THE PROBLEM: Retype only the lines running from the line that contains "Clone this chart in matplotlib." to the line that contains "grad = np.linspace(0, 1, 256).reshape(1, -1)", inclusive, and leave the pictures behind.

MATERIAL:
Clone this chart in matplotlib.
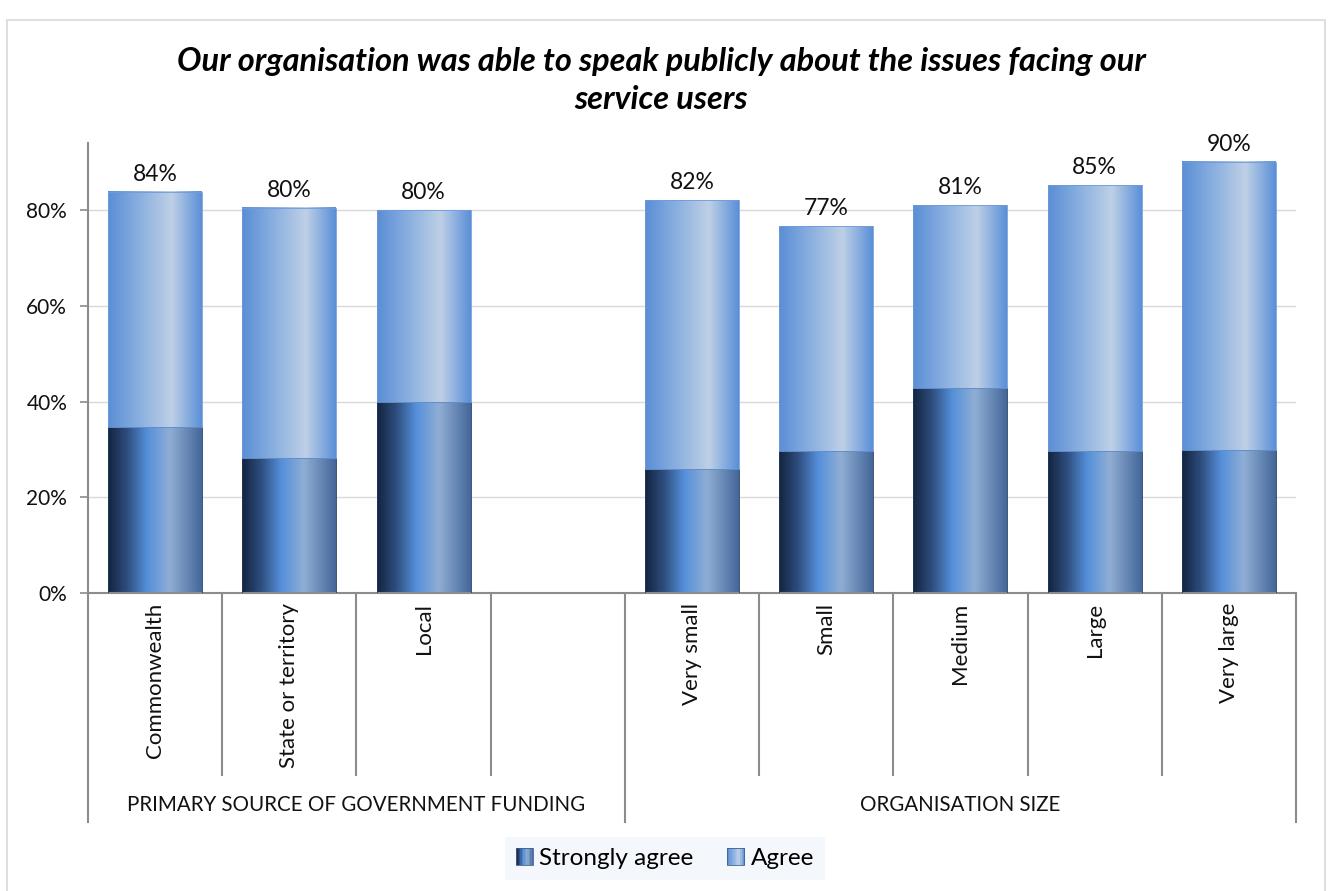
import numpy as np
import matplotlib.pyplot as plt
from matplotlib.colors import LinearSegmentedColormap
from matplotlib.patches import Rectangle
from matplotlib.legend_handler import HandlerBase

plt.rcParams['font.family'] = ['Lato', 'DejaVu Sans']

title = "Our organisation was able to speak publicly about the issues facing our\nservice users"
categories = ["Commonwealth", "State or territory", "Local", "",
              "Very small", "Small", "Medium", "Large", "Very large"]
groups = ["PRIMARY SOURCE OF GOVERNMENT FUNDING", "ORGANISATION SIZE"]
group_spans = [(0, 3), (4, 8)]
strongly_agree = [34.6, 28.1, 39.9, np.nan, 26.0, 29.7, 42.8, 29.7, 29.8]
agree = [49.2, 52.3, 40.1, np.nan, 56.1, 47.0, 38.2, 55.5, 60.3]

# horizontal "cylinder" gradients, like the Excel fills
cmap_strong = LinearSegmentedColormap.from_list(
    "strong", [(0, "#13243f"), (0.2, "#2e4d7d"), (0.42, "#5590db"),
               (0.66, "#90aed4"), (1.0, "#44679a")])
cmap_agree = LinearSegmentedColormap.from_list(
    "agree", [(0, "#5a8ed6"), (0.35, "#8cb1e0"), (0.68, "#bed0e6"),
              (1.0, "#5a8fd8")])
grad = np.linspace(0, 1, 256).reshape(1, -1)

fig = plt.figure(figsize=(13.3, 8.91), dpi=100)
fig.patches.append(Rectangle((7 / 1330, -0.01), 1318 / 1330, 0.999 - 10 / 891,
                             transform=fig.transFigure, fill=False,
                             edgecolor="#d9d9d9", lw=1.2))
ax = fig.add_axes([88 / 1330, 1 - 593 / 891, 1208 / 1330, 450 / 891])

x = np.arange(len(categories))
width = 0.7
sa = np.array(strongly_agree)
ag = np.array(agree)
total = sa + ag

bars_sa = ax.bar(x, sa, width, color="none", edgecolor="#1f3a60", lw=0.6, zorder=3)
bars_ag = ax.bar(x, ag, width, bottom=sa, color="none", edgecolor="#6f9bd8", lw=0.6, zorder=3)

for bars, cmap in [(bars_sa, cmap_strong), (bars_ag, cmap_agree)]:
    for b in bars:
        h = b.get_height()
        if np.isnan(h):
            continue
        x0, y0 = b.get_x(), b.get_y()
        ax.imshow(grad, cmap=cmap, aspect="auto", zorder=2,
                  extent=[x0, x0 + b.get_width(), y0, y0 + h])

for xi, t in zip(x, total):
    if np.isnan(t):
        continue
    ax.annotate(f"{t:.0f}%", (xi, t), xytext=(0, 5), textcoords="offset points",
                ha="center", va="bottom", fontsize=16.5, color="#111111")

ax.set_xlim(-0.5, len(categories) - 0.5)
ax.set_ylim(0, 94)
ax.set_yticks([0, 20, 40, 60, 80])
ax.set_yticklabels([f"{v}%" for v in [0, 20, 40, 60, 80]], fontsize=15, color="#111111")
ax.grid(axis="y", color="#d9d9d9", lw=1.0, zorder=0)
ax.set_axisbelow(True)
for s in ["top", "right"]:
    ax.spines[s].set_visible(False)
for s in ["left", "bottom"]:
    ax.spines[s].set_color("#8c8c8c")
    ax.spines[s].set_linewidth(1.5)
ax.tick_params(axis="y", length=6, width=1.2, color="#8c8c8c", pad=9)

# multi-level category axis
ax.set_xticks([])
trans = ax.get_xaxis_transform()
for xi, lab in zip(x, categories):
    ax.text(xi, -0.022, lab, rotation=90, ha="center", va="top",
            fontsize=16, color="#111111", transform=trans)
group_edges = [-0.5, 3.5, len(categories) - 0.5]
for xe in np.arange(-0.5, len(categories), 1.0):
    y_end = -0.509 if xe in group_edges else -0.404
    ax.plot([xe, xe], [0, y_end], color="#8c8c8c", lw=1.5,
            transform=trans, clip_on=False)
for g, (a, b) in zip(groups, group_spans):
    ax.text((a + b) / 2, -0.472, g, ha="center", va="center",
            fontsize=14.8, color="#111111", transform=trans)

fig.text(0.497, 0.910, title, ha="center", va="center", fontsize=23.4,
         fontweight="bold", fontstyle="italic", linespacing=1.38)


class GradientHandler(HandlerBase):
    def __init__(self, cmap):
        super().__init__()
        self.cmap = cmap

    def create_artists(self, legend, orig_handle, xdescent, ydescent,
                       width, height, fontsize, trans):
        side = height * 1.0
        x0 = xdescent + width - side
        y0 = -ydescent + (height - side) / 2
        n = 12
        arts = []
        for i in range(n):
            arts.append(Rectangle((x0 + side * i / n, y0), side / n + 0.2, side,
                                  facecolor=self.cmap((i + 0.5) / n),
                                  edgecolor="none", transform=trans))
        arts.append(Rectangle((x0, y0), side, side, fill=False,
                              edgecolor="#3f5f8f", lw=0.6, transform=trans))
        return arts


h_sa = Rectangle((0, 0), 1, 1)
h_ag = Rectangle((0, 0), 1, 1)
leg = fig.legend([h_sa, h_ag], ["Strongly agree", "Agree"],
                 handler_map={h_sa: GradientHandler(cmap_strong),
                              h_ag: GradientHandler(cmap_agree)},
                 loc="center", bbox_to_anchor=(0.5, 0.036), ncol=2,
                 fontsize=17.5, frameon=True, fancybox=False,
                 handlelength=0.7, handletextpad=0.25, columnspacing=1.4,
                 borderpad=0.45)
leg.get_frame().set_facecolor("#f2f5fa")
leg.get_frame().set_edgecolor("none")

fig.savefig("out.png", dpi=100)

* * *

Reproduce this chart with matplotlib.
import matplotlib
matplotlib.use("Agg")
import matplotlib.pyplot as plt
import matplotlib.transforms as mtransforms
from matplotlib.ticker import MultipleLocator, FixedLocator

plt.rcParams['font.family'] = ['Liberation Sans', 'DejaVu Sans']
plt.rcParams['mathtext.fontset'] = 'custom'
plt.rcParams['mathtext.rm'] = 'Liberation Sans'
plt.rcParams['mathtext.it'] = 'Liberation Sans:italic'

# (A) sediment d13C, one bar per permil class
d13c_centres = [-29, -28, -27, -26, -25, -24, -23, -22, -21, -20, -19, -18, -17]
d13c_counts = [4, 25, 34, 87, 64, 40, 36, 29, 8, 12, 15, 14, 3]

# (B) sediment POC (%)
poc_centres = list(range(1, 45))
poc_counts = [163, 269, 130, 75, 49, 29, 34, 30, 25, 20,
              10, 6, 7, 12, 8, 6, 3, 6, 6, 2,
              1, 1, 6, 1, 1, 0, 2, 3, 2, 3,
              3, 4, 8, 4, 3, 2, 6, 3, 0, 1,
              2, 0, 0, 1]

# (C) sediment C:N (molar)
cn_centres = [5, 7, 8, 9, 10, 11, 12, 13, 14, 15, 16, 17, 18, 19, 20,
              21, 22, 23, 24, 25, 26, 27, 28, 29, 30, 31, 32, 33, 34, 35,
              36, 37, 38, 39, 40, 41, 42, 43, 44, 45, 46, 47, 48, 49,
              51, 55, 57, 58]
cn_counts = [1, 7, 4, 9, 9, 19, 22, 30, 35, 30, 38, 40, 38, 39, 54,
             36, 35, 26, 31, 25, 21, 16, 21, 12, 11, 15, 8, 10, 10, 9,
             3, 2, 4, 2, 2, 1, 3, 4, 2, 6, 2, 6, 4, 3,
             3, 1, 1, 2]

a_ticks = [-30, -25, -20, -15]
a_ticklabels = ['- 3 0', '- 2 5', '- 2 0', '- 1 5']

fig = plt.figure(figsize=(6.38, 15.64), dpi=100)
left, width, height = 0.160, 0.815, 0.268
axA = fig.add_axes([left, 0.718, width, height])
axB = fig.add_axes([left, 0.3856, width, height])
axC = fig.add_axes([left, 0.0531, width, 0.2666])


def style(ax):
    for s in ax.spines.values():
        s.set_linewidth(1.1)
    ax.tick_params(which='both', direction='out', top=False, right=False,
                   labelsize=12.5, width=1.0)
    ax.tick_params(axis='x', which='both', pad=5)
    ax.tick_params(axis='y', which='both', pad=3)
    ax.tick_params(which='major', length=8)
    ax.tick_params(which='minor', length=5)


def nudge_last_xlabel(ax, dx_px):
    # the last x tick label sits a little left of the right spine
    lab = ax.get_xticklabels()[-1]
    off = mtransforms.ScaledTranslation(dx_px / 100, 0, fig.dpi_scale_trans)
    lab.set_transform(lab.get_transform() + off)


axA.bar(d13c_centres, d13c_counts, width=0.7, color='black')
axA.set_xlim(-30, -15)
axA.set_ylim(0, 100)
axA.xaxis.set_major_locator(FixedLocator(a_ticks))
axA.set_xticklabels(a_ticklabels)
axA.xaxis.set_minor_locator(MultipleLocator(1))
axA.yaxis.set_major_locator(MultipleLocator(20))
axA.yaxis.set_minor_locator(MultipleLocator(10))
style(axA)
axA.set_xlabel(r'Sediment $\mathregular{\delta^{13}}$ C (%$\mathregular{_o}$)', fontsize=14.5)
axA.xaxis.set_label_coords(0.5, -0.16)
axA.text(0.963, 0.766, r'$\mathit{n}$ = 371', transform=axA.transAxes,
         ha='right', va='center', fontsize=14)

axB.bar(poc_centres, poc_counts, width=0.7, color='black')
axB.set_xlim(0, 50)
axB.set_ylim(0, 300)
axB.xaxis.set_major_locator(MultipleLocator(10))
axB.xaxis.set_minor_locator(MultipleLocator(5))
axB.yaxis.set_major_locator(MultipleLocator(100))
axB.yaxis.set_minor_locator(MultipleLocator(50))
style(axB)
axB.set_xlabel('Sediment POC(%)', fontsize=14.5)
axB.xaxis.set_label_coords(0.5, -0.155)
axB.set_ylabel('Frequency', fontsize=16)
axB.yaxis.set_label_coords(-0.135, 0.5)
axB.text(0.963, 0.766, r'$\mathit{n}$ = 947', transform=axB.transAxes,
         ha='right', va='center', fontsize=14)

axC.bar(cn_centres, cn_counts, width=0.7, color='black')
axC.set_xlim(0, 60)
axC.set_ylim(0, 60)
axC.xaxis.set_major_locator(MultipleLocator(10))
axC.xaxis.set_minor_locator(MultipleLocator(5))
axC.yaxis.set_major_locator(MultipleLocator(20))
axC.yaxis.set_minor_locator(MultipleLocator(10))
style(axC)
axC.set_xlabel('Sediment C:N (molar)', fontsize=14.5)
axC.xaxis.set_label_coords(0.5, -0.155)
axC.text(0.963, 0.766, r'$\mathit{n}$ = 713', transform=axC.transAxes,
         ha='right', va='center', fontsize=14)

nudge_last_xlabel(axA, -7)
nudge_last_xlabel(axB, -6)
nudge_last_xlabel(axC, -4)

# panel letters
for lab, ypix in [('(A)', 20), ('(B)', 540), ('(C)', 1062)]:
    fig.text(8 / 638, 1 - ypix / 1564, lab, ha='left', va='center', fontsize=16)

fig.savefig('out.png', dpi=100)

RESPONSE FOR THIS EXERCISE:
Clone this chart in matplotlib.
import numpy as np
import matplotlib.pyplot as plt
from matplotlib.colors import LinearSegmentedColormap
from matplotlib.patches import Rectangle
from matplotlib.legend_handler import HandlerBase

plt.rcParams['font.family'] = ['Lato', 'DejaVu Sans']

title = "Our organisation was able to speak publicly about the issues facing our\nservice users"
categories = ["Commonwealth", "State or territory", "Local", "",
              "Very small", "Small", "Medium", "Large", "Very large"]
groups = ["PRIMARY SOURCE OF GOVERNMENT FUNDING", "ORGANISATION SIZE"]
group_spans = [(0, 3), (4, 8)]
strongly_agree = [34.6, 28.1, 39.9, np.nan, 26.0, 29.7, 42.8, 29.7, 29.8]
agree = [49.2, 52.3, 40.1, np.nan, 56.1, 47.0, 38.2, 55.5, 60.3]

# horizontal "cylinder" gradients, like the Excel fills
cmap_strong = LinearSegmentedColormap.from_list(
    "strong", [(0, "#13243f"), (0.2, "#2e4d7d"), (0.42, "#5590db"),
               (0.66, "#90aed4"), (1.0, "#44679a")])
cmap_agree = LinearSegmentedColormap.from_list(
    "agree", [(0, "#5a8ed6"), (0.35, "#8cb1e0"), (0.68, "#bed0e6"),
              (1.0, "#5a8fd8")])
grad = np.linspace(0, 1, 256).reshape(1, -1)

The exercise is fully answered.